> [Challenge] Copy each line exactly. Drop every picture.

▶

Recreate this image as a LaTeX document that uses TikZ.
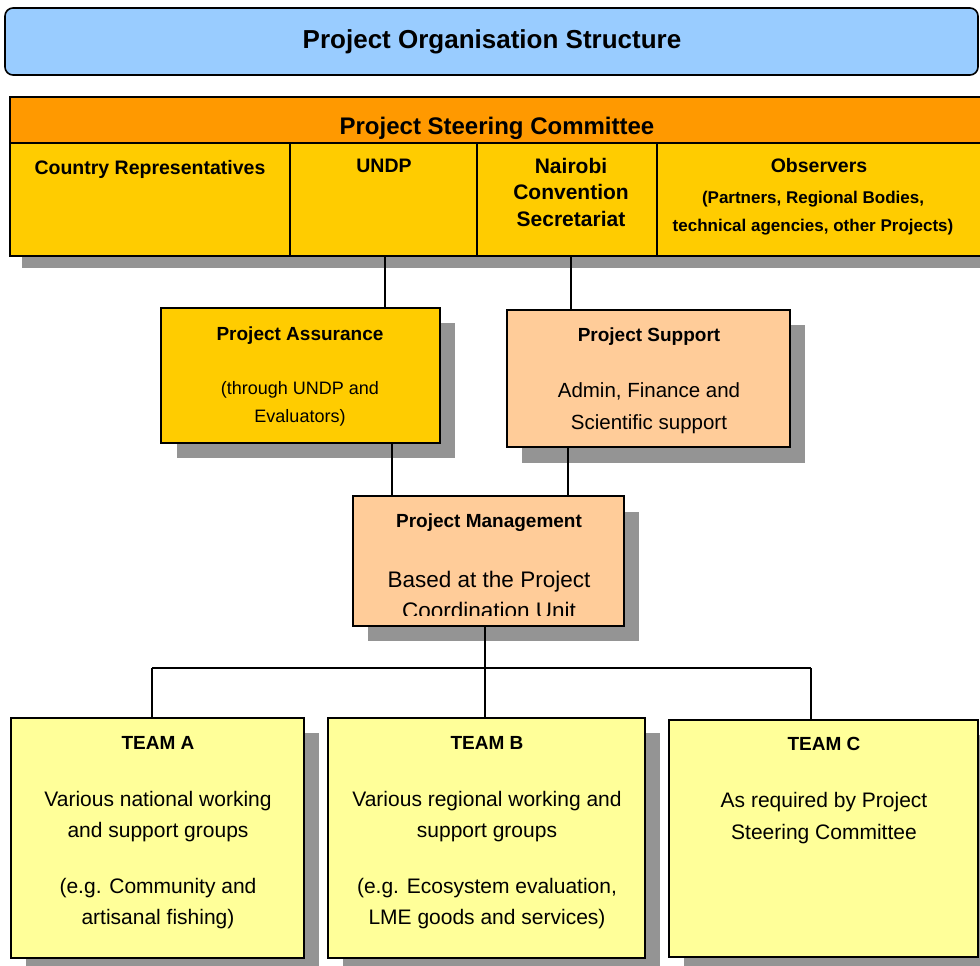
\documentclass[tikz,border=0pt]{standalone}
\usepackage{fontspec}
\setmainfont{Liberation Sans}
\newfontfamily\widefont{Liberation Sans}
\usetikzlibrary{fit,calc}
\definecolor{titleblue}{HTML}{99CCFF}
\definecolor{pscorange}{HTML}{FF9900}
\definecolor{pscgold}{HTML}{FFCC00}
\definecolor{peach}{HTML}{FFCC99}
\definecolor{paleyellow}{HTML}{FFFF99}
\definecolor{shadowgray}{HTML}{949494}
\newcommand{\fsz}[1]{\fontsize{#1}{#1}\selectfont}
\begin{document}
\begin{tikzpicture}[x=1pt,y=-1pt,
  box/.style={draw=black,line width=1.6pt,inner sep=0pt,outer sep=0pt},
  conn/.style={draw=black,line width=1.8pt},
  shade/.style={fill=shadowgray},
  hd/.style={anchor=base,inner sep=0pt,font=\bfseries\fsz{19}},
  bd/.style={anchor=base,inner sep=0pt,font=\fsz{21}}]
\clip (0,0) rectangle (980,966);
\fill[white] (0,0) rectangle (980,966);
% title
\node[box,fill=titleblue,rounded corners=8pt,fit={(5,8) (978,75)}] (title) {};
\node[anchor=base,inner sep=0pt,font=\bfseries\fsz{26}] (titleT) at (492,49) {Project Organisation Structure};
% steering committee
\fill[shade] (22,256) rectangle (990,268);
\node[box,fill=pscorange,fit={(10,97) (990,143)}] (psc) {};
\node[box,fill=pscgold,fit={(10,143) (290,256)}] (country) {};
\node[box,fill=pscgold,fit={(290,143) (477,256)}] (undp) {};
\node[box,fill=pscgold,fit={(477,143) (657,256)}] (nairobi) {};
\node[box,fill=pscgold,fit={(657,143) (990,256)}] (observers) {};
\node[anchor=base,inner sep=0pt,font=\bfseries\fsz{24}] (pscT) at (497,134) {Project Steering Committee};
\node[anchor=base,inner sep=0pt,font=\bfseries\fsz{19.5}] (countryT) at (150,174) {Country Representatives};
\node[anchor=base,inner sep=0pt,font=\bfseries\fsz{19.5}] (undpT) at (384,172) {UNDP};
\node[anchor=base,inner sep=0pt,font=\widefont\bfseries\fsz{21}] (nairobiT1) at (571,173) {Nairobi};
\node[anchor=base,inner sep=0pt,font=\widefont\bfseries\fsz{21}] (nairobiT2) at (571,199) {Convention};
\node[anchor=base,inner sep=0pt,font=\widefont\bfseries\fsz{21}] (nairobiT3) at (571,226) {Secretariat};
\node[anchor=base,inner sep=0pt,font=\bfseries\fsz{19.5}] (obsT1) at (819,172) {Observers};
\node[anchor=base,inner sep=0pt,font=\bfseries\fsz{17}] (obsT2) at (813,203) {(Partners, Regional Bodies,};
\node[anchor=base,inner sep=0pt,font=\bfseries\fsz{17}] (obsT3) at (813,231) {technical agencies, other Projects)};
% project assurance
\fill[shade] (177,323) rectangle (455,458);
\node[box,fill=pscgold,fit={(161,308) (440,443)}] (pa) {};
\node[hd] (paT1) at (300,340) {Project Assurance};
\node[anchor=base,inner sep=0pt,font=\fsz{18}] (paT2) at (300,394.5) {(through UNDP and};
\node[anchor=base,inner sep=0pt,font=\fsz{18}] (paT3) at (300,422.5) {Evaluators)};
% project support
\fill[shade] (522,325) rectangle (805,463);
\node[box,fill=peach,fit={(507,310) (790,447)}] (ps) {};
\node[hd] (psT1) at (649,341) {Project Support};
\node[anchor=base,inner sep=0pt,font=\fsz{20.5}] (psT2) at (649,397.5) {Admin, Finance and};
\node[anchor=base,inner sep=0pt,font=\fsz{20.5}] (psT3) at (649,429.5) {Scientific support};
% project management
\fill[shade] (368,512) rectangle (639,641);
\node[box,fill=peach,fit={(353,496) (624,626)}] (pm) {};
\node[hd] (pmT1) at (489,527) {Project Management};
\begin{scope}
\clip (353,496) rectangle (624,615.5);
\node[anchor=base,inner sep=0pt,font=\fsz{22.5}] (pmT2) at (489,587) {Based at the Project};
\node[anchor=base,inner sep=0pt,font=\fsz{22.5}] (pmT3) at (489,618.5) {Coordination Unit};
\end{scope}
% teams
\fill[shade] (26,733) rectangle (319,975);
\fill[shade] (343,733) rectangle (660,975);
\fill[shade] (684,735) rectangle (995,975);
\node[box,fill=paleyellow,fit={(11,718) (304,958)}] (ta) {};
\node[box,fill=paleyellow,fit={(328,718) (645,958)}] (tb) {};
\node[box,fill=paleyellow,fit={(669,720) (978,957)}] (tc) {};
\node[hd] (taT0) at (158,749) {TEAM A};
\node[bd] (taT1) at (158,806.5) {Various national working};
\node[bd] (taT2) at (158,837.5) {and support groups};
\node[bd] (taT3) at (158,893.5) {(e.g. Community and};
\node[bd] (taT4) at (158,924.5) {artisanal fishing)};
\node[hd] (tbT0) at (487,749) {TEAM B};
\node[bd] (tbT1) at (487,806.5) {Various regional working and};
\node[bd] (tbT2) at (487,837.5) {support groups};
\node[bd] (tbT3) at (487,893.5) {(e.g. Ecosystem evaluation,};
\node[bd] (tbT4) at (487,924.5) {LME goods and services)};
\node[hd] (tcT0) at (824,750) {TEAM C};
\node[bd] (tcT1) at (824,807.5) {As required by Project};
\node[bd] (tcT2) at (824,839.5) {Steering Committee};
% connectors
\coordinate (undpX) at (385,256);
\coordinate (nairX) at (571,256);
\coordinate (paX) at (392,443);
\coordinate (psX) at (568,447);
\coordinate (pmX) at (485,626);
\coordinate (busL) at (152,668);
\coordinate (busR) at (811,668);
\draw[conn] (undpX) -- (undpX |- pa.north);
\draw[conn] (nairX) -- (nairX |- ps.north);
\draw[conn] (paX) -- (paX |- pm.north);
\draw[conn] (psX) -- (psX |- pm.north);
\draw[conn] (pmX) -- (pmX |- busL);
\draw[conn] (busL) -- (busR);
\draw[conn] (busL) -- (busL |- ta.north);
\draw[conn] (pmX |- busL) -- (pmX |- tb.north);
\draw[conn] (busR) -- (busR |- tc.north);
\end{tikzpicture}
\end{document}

◀

> [Exercise result]
Recreate this image as a LaTeX document that uses TikZ.
\documentclass[tikz,border=0pt]{standalone}
\usepackage{fontspec}
\setmainfont{Liberation Sans}
\newfontfamily\widefont{Liberation Sans}
\usetikzlibrary{fit,calc}
\definecolor{titleblue}{HTML}{99CCFF}
\definecolor{pscorange}{HTML}{FF9900}
\definecolor{pscgold}{HTML}{FFCC00}
\definecolor{peach}{HTML}{FFCC99}
\definecolor{paleyellow}{HTML}{FFFF99}
\definecolor{shadowgray}{HTML}{949494}
\newcommand{\fsz}[1]{\fontsize{#1}{#1}\selectfont}
\begin{document}
\begin{tikzpicture}[x=1pt,y=-1pt,
  box/.style={draw=black,line width=1.6pt,inner sep=0pt,outer sep=0pt},
  conn/.style={draw=black,line width=1.8pt},
  shade/.style={fill=shadowgray},
  hd/.style={anchor=base,inner sep=0pt,font=\bfseries\fsz{19}},
  bd/.style={anchor=base,inner sep=0pt,font=\fsz{21}}]
\clip (0,0) rectangle (980,966);
\fill[white] (0,0) rectangle (980,966);
% title
\node[box,fill=titleblue,rounded corners=8pt,fit={(5,8) (978,75)}] (title) {};
\node[anchor=base,inner sep=0pt,font=\bfseries\fsz{26}] (titleT) at (492,49) {Project Organisation Structure};
% steering committee
\fill[shade] (22,256) rectangle (990,268);
\node[box,fill=pscorange,fit={(10,97) (990,143)}] (psc) {};
\node[box,fill=pscgold,fit={(10,143) (290,256)}] (country) {};
\node[box,fill=pscgold,fit={(290,143) (477,256)}] (undp) {};
\node[box,fill=pscgold,fit={(477,143) (657,256)}] (nairobi) {};
\node[box,fill=pscgold,fit={(657,143) (990,256)}] (observers) {};
\node[anchor=base,inner sep=0pt,font=\bfseries\fsz{24}] (pscT) at (497,134) {Project Steering Committee};
\node[anchor=base,inner sep=0pt,font=\bfseries\fsz{19.5}] (countryT) at (150,174) {Country Representatives};
\node[anchor=base,inner sep=0pt,font=\bfseries\fsz{19.5}] (undpT) at (384,172) {UNDP};
\node[anchor=base,inner sep=0pt,font=\widefont\bfseries\fsz{21}] (nairobiT1) at (571,173) {Nairobi};
\node[anchor=base,inner sep=0pt,font=\widefont\bfseries\fsz{21}] (nairobiT2) at (571,199) {Convention};
\node[anchor=base,inner sep=0pt,font=\widefont\bfseries\fsz{21}] (nairobiT3) at (571,226) {Secretariat};
\node[anchor=base,inner sep=0pt,font=\bfseries\fsz{19.5}] (obsT1) at (819,172) {Observers};
\node[anchor=base,inner sep=0pt,font=\bfseries\fsz{17}] (obsT2) at (813,203) {(Partners, Regional Bodies,};
\node[anchor=base,inner sep=0pt,font=\bfseries\fsz{17}] (obsT3) at (813,231) {technical agencies, other Projects)};
% project assurance
\fill[shade] (177,323) rectangle (455,458);
\node[box,fill=pscgold,fit={(161,308) (440,443)}] (pa) {};
\node[hd] (paT1) at (300,340) {Project Assurance};
\node[anchor=base,inner sep=0pt,font=\fsz{18}] (paT2) at (300,394.5) {(through UNDP and};
\node[anchor=base,inner sep=0pt,font=\fsz{18}] (paT3) at (300,422.5) {Evaluators)};
% project support
\fill[shade] (522,325) rectangle (805,463);
\node[box,fill=peach,fit={(507,310) (790,447)}] (ps) {};
\node[hd] (psT1) at (649,341) {Project Support};
\node[anchor=base,inner sep=0pt,font=\fsz{20.5}] (psT2) at (649,397.5) {Admin, Finance and};
\node[anchor=base,inner sep=0pt,font=\fsz{20.5}] (psT3) at (649,429.5) {Scientific support};
% project management
\fill[shade] (368,512) rectangle (639,641);
\node[box,fill=peach,fit={(353,496) (624,626)}] (pm) {};
\node[hd] (pmT1) at (489,527) {Project Management};
\begin{scope}
\clip (353,496) rectangle (624,615.5);
\node[anchor=base,inner sep=0pt,font=\fsz{22.5}] (pmT2) at (489,587) {Based at the Project};
\node[anchor=base,inner sep=0pt,font=\fsz{22.5}] (pmT3) at (489,618.5) {Coordination Unit};
\end{scope}
% teams
\fill[shade] (26,733) rectangle (319,975);
\fill[shade] (343,733) rectangle (660,975);
\fill[shade] (684,735) rectangle (995,975);
\node[box,fill=paleyellow,fit={(11,718) (304,958)}] (ta) {};
\node[box,fill=paleyellow,fit={(328,718) (645,958)}] (tb) {};
\node[box,fill=paleyellow,fit={(669,720) (978,957)}] (tc) {};
\node[hd] (taT0) at (158,749) {TEAM A};
\node[bd] (taT1) at (158,806.5) {Various national working};
\node[bd] (taT2) at (158,837.5) {and support groups};
\node[bd] (taT3) at (158,893.5) {(e.g. Community and};
\node[bd] (taT4) at (158,924.5) {artisanal fishing)};
\node[hd] (tbT0) at (487,749) {TEAM B};
\node[bd] (tbT1) at (487,806.5) {Various regional working and};
\node[bd] (tbT2) at (487,837.5) {support groups};
\node[bd] (tbT3) at (487,893.5) {(e.g. Ecosystem evaluation,};
\node[bd] (tbT4) at (487,924.5) {LME goods and services)};
\node[hd] (tcT0) at (824,750) {TEAM C};
\node[bd] (tcT1) at (824,807.5) {As required by Project};
\node[bd] (tcT2) at (824,839.5) {Steering Committee};
% connectors
\coordinate (undpX) at (385,256);
\coordinate (nairX) at (571,256);
\coordinate (paX) at (392,443);
\coordinate (psX) at (568,447);
\coordinate (pmX) at (485,626);
\coordinate (busL) at (152,668);
\coordinate (busR) at (811,668);
\draw[conn] (undpX) -- (undpX |- pa.north);
\draw[conn] (nairX) -- (nairX |- ps.north);
\draw[conn] (paX) -- (paX |- pm.north);
\draw[conn] (psX) -- (psX |- pm.north);
\draw[conn] (pmX) -- (pmX |- busL);
\draw[conn] (busL) -- (busR);
\draw[conn] (busL) -- (busL |- ta.north);
\draw[conn] (pmX |- busL) -- (pmX |- tb.north);
\draw[conn] (busR) -- (busR |- tc.north);
\end{tikzpicture}
\end{document}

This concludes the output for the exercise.